Rising uncertainty in the crab fishery is taking a toll, however, a function in part of shifting ocean conditions but also of growing public alarm about unintentional whale and other animal entanglements frequently linked to crabbing gear.
For many crabbers, the outlook is daunting, likely to result in greater costs and increased restrictions.
“Nothing is normal, like it used to be,” said Danny Kammerer, 76, who sold his boat last year but still crews for others from time to time.
Aboard the Karen Jeanne, Capt. Dick Ogg is disappointed with the day’s catch as he pulls up to The Tides Wharf wholesale seafood dock.

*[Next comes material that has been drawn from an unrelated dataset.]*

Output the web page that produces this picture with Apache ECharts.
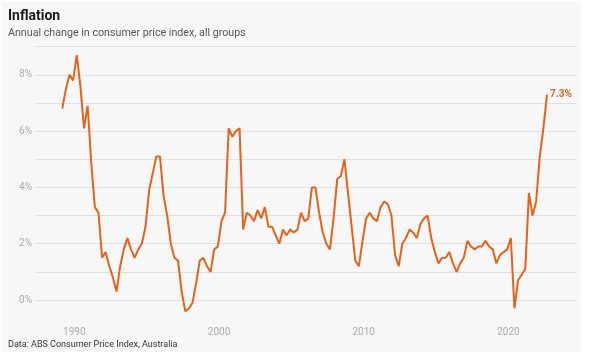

With just days left before Christmas, demand is at its apex, but the crab stock off the Sonoma Coast is spare this year and the northernmost coast is still closed to commercial crabbing.
Ogg, a conscientious, soft-spoken man, wishes he had more product to offer his distributor and that he could better compensate his two-man crew for Christmas. They get a straight cut of what their skipper takes home even though they “do the same amount of work whether the pots are empty or the pots are full,” said Ogg, 65.